Overnight in South Africa, we witnessed the culmination of one of test crickets' great rivalries cross an invisible line for which there is no recourse, no way to come back from.
Trailing an imposing Proteas outfit in challenging bowling conditions, the Australian team resorted to the lowest level of sportsmanship imaginable - cheating.
As a nation we pride ourselves on being tough but fair, a motto not only taught to our children, but etched into our national psyche, worn as a badge of pride since before most of us were born.
Of all the things that've happened in world cricket in the last 30 years, including issues with Zimbabwe, South Africa and Pakistan, it pales in comparison to Cameron Bancroft's use of sandpaper (watch video) to change the condition of the ball.
The cricket world has predictably reacted with shock and outrage at Australia's pre-meditate attempt to cheat against South Africa.
Captain Steve Smith fronted the press after the days play with Bancroft already cited for ball tampering in the second session of play, caught shoving sandpaper down his pants on television.
Former captain Michael Clarke certainly channelled the feelings of most Australian cricket fans.
In an extraordinary end-of-play press conference, Bancroft admitted to tampering with the ball to have it replaced, and Smith revealed that the idea was in fact his and the teams' leadership group.

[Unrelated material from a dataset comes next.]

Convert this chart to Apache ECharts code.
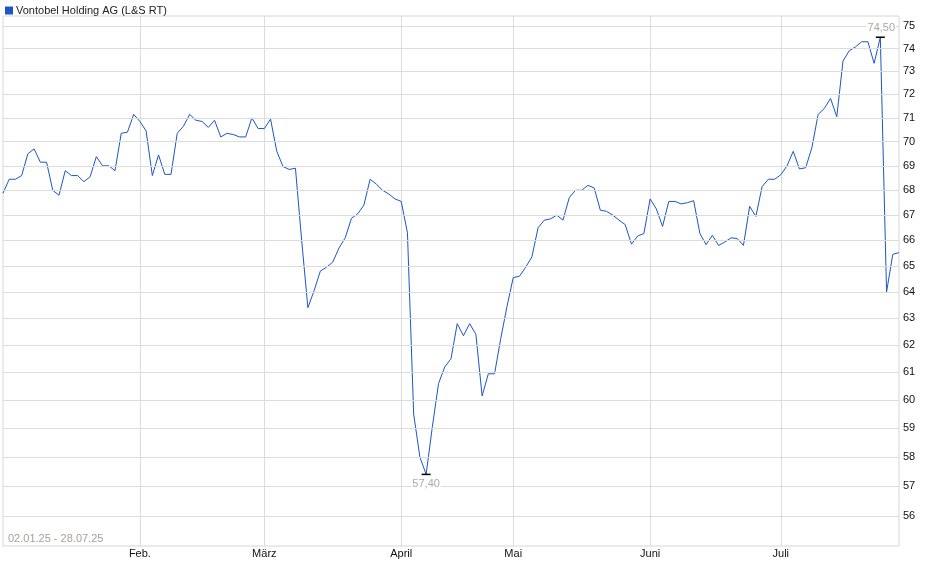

Bancroft has since been charged by the match referee and faces a hefty fine and either three or four demerit points, which could trigger a one-Test suspension.
Steve Smith could yet face sanction from the ICC and Cricket Australia, but in the mean time has refused to stand down as test cricket captain.
"I won't be considering stepping down. I still think I'm the right person for the job," he said.
"Today was a big mistake on my behalf and on the leadership group's behalf as well.
"I take responsibility as the captain. I need to take control of the ship.
"I'm incredibly sorry for trying to bring the game into disrepute the way we did.
"This is certainly something I'm not proud of and something that I can hope to learn from and come back strong from."
Perhaps the most incredulous aspect of this whole affair is the complicit nature of the team, leadership group and coaches for not only condoning it, but encouraging. Worse still is the fact that the newest member of the team became the patsy.
I don't know how on earth Smith can't see what's entirely wrong with what he did. Despite the fact that the 28-year-old has a near flawless record, he went on to say that he would feel "bad" if he wasn't caught.
"If we weren't caught I'd still feel incredibly bad about it ... it's a big error in judgment.
"It was a poor choice and deeply regrettable.
"I can promise you it won't happen again."
The four-test tour of South Africa has been marred by a number of spiteful and ugly controversies, but none of what's gone on before gives any excuse for what was done on day 3.
"The Australian camp has been lecturing people lately on how the game should be played and a line that shouldn't be crossed," former England captain Nasser Hussain told Sky Sports.
"Some of the stuff that has come out of the Australian camp, especially, has been laughable."
Retired test batsman Kevin Pietersen and injured pace bowler Dale Steyn weighed in and said that nothing is ever done without the consent of the captain and coach.
"This will be Darren Lehmann's greatest test as a coach, cos (sic) I will struggle to believe that this was all Bancroft's idea," Pietersen posted on Twitter.
"Nothing in professional sport is done without the consent of your captain and coach," Dale Steyn said.
The fall of Smith will be sharp and sudden. Once one of the most respected members not only of the Australian cricket team, but international test cricket, there's no way that he can recover from this controversy.
Given match television footage suggested communication between Lehmann and 12th man Handscomb, who then relayed the message to Bancroft, its inconceivable that Lehmann, the coaches and senior leadership didn't know about the plan, and Smith confirmed as much.
"The leadership knew about it, we spoke about it at lunch. I'm not proud of what's happened, it's not within the spirit of the game," Smith said. "My integrity, the team's integrity, the leadership groups integrity has come into question and rightfully so. It's certainly not on and it won't happen again, I can promise you that under my leadership.
"I'm not naming names but the leadership group were what talked about it and Bangers (Bancroft) was around at the time and we spoke about it and thought it was a possible way to get an advantage. Obviously it didn't work, the umpires didn't see it change the way the ball was behaving or how it looked or anything like that, so it was a poor choice and deeply regrettable our actions.
"We saw this game as such an important game, not that other games aren't important as well, but an opportunity. We've seen the ball reversing quite a lot throughout this series and our ball just didn't look like it was going to go. That's a mistake on our behalf again. It's such poor actions and deeply regrettable and certainly won't happen again under my leadership I can promise you."
There's no way that Lehmann and Smith should survive this ordeal. If anything, the team should be changed significantly ahead of the fourth test, with any chance of winning the test series all but snuffed out.
For a cricketer whose career has been built on the foundations of deep admiration and respect, intentional and orchestrated cheating has all but eroded it, and left him clinging to not just the captaincy, but the team like Leonardo DiCaprio in Titanic.